-- START SUPPLIED MATERIAL --

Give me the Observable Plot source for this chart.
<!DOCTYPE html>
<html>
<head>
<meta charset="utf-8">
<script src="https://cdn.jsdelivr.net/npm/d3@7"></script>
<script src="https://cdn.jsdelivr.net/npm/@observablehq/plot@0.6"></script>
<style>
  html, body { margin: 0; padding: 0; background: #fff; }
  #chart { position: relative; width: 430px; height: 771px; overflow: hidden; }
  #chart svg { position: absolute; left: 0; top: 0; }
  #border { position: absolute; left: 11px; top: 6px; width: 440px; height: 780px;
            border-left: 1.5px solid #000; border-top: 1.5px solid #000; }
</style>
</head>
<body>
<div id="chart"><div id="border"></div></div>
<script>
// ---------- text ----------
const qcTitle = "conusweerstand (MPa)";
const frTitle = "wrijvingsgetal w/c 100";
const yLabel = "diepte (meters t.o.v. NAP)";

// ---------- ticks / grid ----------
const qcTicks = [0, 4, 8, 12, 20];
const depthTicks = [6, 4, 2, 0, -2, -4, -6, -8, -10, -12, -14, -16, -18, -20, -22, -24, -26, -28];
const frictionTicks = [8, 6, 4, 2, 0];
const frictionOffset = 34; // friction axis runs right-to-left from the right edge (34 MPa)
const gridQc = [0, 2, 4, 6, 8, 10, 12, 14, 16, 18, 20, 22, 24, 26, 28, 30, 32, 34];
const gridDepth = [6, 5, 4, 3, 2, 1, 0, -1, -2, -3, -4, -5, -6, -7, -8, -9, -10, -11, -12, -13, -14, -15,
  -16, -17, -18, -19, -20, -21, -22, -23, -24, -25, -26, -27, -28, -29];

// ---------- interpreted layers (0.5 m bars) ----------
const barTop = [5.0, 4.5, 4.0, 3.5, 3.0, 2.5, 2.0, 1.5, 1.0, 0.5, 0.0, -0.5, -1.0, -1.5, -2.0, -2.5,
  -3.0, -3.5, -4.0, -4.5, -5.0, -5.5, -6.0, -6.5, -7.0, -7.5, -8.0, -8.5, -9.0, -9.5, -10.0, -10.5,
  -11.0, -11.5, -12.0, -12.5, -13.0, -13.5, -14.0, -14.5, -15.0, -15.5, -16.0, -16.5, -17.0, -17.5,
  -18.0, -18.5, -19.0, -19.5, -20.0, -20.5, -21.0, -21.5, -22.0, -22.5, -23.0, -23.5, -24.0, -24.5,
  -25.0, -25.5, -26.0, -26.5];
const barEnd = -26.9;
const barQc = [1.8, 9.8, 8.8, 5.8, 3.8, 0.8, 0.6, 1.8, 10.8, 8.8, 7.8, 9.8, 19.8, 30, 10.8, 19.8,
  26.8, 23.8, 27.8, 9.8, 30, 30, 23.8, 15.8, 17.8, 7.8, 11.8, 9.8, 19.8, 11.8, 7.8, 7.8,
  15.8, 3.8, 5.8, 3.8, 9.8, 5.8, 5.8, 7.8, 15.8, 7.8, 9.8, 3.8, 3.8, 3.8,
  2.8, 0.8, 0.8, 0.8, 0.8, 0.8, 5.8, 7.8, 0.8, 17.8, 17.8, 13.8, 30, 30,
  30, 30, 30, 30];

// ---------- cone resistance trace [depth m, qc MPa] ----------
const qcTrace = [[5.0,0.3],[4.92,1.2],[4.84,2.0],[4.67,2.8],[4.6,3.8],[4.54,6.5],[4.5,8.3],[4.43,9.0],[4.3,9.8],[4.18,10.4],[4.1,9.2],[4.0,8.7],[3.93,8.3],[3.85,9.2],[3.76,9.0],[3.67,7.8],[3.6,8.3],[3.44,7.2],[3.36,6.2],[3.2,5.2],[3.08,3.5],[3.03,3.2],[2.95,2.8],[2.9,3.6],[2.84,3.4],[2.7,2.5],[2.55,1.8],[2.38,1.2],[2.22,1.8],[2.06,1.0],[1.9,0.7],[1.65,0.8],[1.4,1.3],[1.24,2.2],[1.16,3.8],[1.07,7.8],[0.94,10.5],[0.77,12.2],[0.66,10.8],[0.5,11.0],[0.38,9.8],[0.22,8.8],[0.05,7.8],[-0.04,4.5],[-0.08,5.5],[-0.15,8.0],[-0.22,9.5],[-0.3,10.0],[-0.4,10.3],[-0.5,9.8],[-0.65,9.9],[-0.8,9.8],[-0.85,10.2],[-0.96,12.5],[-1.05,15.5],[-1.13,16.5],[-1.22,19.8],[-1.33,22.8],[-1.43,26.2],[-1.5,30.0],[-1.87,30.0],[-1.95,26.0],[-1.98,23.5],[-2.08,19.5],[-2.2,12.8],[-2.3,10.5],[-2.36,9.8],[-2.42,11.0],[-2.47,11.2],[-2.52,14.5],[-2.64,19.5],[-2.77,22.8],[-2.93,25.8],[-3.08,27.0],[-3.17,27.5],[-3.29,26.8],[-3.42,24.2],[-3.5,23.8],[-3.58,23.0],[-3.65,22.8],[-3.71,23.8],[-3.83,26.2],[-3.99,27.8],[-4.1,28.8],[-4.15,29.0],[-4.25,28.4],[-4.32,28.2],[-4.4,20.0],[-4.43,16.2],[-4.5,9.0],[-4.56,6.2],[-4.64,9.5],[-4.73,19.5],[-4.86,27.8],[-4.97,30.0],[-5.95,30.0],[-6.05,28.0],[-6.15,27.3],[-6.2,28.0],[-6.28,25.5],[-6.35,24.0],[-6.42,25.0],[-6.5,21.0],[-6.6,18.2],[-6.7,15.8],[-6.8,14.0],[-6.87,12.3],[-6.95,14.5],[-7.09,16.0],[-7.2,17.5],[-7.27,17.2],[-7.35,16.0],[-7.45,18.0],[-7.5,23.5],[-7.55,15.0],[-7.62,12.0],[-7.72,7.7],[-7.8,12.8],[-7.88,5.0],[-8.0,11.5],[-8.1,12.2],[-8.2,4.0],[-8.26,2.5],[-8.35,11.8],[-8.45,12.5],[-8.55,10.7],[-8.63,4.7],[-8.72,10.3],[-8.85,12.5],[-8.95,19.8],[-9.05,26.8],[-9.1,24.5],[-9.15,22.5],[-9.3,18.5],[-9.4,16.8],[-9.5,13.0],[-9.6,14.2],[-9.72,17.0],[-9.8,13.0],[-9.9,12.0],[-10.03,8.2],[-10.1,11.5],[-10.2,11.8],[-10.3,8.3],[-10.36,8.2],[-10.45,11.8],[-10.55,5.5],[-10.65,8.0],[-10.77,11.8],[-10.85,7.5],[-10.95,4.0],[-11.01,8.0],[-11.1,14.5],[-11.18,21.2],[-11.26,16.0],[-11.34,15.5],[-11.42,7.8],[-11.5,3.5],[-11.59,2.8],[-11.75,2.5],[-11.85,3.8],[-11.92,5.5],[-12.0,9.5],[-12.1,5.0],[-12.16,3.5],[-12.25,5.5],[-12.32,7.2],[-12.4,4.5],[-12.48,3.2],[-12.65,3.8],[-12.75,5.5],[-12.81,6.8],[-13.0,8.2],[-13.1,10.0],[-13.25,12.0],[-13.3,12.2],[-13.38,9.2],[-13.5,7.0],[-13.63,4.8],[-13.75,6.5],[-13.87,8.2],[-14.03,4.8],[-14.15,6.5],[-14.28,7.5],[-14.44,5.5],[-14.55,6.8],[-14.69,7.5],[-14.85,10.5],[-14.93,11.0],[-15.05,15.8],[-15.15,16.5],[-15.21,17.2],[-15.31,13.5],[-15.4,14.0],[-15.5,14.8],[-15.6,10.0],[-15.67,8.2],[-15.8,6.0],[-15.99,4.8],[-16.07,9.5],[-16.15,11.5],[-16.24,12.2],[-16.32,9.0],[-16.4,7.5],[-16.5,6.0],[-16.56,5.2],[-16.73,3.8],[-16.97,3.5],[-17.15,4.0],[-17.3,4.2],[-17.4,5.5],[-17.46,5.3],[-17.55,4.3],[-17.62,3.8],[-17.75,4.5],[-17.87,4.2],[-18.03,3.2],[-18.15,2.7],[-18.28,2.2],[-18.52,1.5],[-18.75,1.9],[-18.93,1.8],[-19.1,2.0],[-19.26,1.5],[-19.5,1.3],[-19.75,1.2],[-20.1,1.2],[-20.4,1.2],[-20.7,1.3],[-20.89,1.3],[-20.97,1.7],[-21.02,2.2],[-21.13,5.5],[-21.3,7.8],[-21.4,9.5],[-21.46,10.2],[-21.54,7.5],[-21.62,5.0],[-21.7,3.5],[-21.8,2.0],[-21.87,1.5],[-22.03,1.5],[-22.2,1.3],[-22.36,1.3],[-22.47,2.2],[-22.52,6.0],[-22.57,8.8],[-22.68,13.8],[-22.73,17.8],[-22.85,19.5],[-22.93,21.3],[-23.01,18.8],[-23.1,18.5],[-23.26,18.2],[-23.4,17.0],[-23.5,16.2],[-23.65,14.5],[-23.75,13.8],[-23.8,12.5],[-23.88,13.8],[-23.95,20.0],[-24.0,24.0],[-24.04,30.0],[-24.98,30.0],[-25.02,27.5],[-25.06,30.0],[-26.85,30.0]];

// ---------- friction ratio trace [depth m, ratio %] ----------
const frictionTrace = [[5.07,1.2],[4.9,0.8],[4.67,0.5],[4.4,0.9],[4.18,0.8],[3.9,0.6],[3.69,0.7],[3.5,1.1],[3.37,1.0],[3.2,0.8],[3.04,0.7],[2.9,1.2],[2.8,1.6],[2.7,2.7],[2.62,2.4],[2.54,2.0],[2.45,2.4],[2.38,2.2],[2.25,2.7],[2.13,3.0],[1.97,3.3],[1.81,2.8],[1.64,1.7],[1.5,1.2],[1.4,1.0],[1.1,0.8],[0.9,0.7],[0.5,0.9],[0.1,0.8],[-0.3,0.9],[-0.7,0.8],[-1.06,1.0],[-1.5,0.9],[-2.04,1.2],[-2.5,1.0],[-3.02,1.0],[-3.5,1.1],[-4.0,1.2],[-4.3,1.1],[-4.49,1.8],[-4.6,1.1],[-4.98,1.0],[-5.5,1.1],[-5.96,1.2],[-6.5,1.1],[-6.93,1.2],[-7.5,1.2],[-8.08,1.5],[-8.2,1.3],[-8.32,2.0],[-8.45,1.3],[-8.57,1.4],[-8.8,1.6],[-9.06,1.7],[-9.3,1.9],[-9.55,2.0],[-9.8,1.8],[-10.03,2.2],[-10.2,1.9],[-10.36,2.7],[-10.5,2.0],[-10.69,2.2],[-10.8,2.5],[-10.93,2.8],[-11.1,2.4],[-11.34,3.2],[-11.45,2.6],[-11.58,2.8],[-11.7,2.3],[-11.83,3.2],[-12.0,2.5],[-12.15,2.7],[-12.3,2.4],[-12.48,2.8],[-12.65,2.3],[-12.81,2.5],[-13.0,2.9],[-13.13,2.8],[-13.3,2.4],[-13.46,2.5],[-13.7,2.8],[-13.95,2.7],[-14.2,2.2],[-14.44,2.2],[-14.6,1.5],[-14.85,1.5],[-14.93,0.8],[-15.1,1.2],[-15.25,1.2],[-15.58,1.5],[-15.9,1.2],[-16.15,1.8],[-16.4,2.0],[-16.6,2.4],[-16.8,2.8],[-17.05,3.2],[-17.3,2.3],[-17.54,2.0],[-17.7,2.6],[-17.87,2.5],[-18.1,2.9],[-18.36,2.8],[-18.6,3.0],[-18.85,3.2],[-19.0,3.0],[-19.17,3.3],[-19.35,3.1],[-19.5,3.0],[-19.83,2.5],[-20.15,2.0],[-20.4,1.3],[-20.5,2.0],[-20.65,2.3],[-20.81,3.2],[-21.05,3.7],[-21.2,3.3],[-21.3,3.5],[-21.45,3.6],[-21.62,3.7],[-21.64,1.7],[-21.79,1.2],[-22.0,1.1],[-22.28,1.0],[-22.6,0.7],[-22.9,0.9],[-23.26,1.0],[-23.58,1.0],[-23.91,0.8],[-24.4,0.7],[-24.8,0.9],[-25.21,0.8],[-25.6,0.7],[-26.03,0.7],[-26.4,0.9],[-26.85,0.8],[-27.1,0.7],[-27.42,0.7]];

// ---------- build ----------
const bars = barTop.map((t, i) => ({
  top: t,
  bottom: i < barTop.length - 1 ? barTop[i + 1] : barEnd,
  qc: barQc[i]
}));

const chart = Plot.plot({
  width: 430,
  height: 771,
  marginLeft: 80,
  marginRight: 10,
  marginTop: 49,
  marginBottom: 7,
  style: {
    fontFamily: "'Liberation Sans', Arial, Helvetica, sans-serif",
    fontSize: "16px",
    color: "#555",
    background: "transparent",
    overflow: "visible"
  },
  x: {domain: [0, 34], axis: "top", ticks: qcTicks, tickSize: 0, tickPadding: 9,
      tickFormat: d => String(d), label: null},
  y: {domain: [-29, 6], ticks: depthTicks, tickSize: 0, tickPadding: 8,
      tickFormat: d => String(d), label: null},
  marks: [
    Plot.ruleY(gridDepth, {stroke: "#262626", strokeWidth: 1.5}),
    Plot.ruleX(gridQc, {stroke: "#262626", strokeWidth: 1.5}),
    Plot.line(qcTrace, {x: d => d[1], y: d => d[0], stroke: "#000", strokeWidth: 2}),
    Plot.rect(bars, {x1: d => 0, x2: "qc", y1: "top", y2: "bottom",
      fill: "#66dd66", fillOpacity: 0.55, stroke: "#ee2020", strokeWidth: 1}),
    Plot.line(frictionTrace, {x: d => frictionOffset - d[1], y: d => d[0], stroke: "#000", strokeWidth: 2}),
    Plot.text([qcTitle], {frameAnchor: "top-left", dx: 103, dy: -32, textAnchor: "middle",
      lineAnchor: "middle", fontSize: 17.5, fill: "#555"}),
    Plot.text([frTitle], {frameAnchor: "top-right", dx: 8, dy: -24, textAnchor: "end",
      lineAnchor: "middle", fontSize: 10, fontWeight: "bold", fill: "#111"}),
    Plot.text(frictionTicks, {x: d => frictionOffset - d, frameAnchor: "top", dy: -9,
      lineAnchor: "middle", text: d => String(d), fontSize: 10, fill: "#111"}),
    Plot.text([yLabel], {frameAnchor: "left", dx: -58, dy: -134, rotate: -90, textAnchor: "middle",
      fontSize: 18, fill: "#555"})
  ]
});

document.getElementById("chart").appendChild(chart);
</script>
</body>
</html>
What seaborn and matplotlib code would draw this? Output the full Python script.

-- END SUPPLIED MATERIAL --

In the listing above, reproduce the first line and each one after it through the line that contains "-27, -28, -29];".

Give me the Observable Plot source for this chart.
<!DOCTYPE html>
<html>
<head>
<meta charset="utf-8">
<script src="https://cdn.jsdelivr.net/npm/d3@7"></script>
<script src="https://cdn.jsdelivr.net/npm/@observablehq/plot@0.6"></script>
<style>
  html, body { margin: 0; padding: 0; background: #fff; }
  #chart { position: relative; width: 430px; height: 771px; overflow: hidden; }
  #chart svg { position: absolute; left: 0; top: 0; }
  #border { position: absolute; left: 11px; top: 6px; width: 440px; height: 780px;
            border-left: 1.5px solid #000; border-top: 1.5px solid #000; }
</style>
</head>
<body>
<div id="chart"><div id="border"></div></div>
<script>
// ---------- text ----------
const qcTitle = "conusweerstand (MPa)";
const frTitle = "wrijvingsgetal w/c 100";
const yLabel = "diepte (meters t.o.v. NAP)";

// ---------- ticks / grid ----------
const qcTicks = [0, 4, 8, 12, 20];
const depthTicks = [6, 4, 2, 0, -2, -4, -6, -8, -10, -12, -14, -16, -18, -20, -22, -24, -26, -28];
const frictionTicks = [8, 6, 4, 2, 0];
const frictionOffset = 34; // friction axis runs right-to-left from the right edge (34 MPa)
const gridQc = [0, 2, 4, 6, 8, 10, 12, 14, 16, 18, 20, 22, 24, 26, 28, 30, 32, 34];
const gridDepth = [6, 5, 4, 3, 2, 1, 0, -1, -2, -3, -4, -5, -6, -7, -8, -9, -10, -11, -12, -13, -14, -15,
  -16, -17, -18, -19, -20, -21, -22, -23, -24, -25, -26, -27, -28, -29];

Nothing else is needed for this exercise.